J’avoue que j’ai eu du mal à boucler cette chronique, parce que ce What You Will est aussi compliqué à expliquer et à décrire qu’il est difficile de déchiffrer le nom du groupe. Ah – Leu – Cha – Tis – Tas, voila qui augure parfaitement du bordel qui guette le misérable auditeur qui s’apprête à écouter le disque. Je n’étais pas malin l’an dernier, quelques euros en poche, des cernes jusqu’aux genoux, cette pochette qui m’a accroché le regard, le conseil redoutable d’un vendeur, une écoute en diagonale du premier titre sur une borne, et me voilà parti à la caisse sans trop savoir ce que je faisais. On fait ce qu’on peut pour se remonter le moral en février, acheter des disques entre autres.
Je me suis bien demandé sur le chemin si j’avais bien fait de prendre ce disque, après tout, je suis loin d’être fan des trucs à la Don Cab, des disques de disjonctés à la Cheval de Frise et compagnie, passons, au moins, la pochette est jolie. Les premières écoutes n’ont pas dissipé cette impression, du bordel, du son peut-être, des entrechocs de guitare, de basse, de batterie, des cordes de basse qui lacèrent la peau, les cymbales dans les dents, et un coup de manche de guitare dans la gueule, du bruit déstructuré, voila tout ce que tout cela m’évoquait. Encore un truc de nerds à lunettes carrées de plus. Quel imbécile je peux faire des fois (mes proches pourront témoigner à ce sujet).
Et puis miracle, la fatigue s’étant sans doute dissipée et mes quelques neurones valides vaguement reconnectés, tout est devenu plus évident, tout, les constructions, les climax, les progressions vicieuses, les circonvolutions absurdes, les explosions salvatrices, les transitions abruptes, tout s’est éclairé. Cela restait globalement le bordel évoqué au paragraphe précédent, mais cette fois ci assimilé, soudain plus harmonieux, plus rationnel. Il devenait jouissif d’entendre ce trio d’allumés asséner ce post rock nerveux et tendu, comme si Don Cab avait bu un peu plus de café, un peu comme si le free jazz avait un peu plus semé de sa folie et de son inventivité dans les dédales tortueux de leur musique. Il faut du temps pour tout comprendre, pour tout supporter, comme ces accords répétés en boucle totalement abrutissants ou ces superpositions de mélodies intempestives. En quelque sorte, la musique d’Ahleuchatistas se mérite, ne se dévoile qu’au prix d’une patience tenace, une patience que n’a pas, par exemple, le supplicié soumis la Question ou à la lecture du dernier Goncourt.

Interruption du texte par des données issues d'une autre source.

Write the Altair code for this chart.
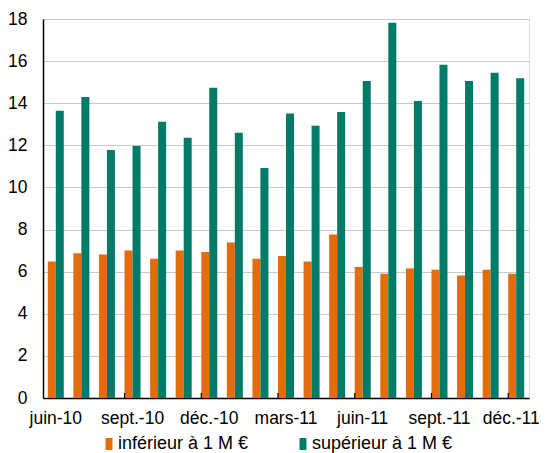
import altair as alt
import pandas as pd

months = ["juin-10", "juil.-10", "août-10", "sept.-10", "oct.-10", "nov.-10",
          "déc.-10", "janv.-11", "févr.-11", "mars-11", "avr.-11", "mai-11",
          "juin-11", "juil.-11", "août-11", "sept.-11", "oct.-11", "nov.-11",
          "déc.-11"]
inferieur = [6.48, 6.88, 6.81, 7.0, 6.61, 7.0, 6.93, 7.38, 6.61, 6.74,
             6.48, 7.76, 6.22, 5.9, 6.15, 6.09, 5.82, 6.09, 5.9]
superieur = [13.64, 14.29, 11.78, 11.97, 13.12, 12.36, 14.73, 12.6, 10.92,
             13.51, 12.93, 13.58, 15.06, 17.82, 14.1, 15.83, 15.06, 15.45, 15.19]
series = ["inférieur à 1 M €", "supérieur à 1 M €"]
colors = ["#E46C0A", "#007B67"]
y_ticks = list(range(0, 19, 2))
label_months = months[::3]
tick_months = months[3::3]

rows = []
for i, m in enumerate(months):
    rows.append({"month": m, "serie": series[0], "value": inferieur[i]})
    rows.append({"month": m, "serie": series[1], "value": superieur[i]})
df = pd.DataFrame(rows)

W, H = 486, 379
FONT = "Liberation Sans"

xscale = alt.Scale(domain=months, paddingInner=0.375, paddingOuter=0.1875)

last_label = months[-1]

bars = alt.Chart(df).mark_bar().encode(
    x=alt.X("month:N", scale=xscale, sort=months, title=None,
            axis=alt.Axis(values=label_months, ticks=False, labelAngle=0,
                          domainColor="#000", domainWidth=1.5,
                          labelPadding=11, labelFontSize=17.5, labelFont=FONT,
                          labelColor="#000", grid=False, labelOverlap=False,
                          labelBound=False,
                          labelOffset={"condition": {"test": f"datum.value === '{last_label}'",
                                                     "value": -5}, "value": 0})),
    xOffset=alt.XOffset("serie:N", scale=alt.Scale(domain=series, paddingInner=0, paddingOuter=0)),
    y=alt.Y("value:Q", scale=alt.Scale(domain=[0, 18], nice=False), title=None,
            axis=alt.Axis(values=y_ticks, ticks=False, domainColor="#000",
                          domainWidth=1.5, labelPadding=16, labelFontSize=17.5,
                          labelFont=FONT, labelColor="#000", gridColor="#c8c8c8",
                          gridWidth=1.2)),
    color=alt.Color("serie:N", scale=alt.Scale(domain=series, range=colors), title=None,
                    legend=alt.Legend(orient="none", legendX=57, legendY=416,
                                      direction="horizontal",
                                      symbolType="M-0.58,-1H0.58V1H-0.58Z",
                                      symbolSize=144, symbolStrokeWidth=0,
                                      labelFontSize=18, labelFont=FONT,
                                      labelColor="#000", labelOffset=0,
                                      columnPadding=45, padding=0)),
)

tick_df = pd.DataFrame({"month": tick_months})
ticks = alt.Chart(tick_df).mark_rule(color="#000", strokeWidth=1.2).encode(
    x=alt.X("month:N", scale=xscale, sort=months, bandPosition=0),
    y=alt.value(H),
    y2=alt.value(H - 5),
)

chart = alt.layer(bars, ticks).properties(
    width=W, height=H,
    autosize=alt.AutoSizeParams(type="none"),
    padding={"left": 35, "top": 11, "right": 10, "bottom": 55},
).configure_view(stroke="#333", strokeWidth=1.5).configure(background="white")

chart.save("out.html", embed_options={"renderer": "svg", "actions": False})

What you will, au-delà de sa complexité et de son hermétisme apparents est un album qui fait la part belle au jeu et à l’humour, faisant avant tout primer l’énergie avant toute démarche intellectuelle ou musicale trop ésotérique. Cette liberté formelle permet de faire cohabiter des passages proches d’un grind en son clair avec des détours techniques propres au post rock sans qu’il ne soit possible de reprocher au groupe de mélanger ses pinceaux dans les différents genres abordés. Cerise sur le gâteau, tout l’artwork est magnifique, parsemé de petites allusions symboliques à la politique des Etats-Unis qu’éclairent les titres des morceaux. J’arrête là. Vive Ahleuchatistas. Ah – Leu – Cha – Tis – Tas.
- remember rumsfeld at abu ghraib
- shell in ogoniland
- maybe orange
- unfolding
- sherman’s march
- something’s there’s a buggy
- if, whenever
- ho chi minh is gonna win
- before the law
- i used to be just like you, now i am just like me
- now, now is then
- last spark from god
- what are you gonna do?
- you know my family
ah leu cha
ben ouais, vous avez jamais écouté charlie parker ou quoi?
merci pour ton commentaire construit, intelligent et surtout dépourvu de mépris.
Oui, je connais Charlie Parker.
Je te fais part de toute ma sympathie, moi aussi je t’aime, et merci pour ta Science musicale que tu sembles disposé à partager sans aucune marque de condescendance.
et voila, on n’a même plus le droit de traiter les gens d’inculte sans se faire rabattre le caquet
n’oublie pas de refermer la porte en partant surtout.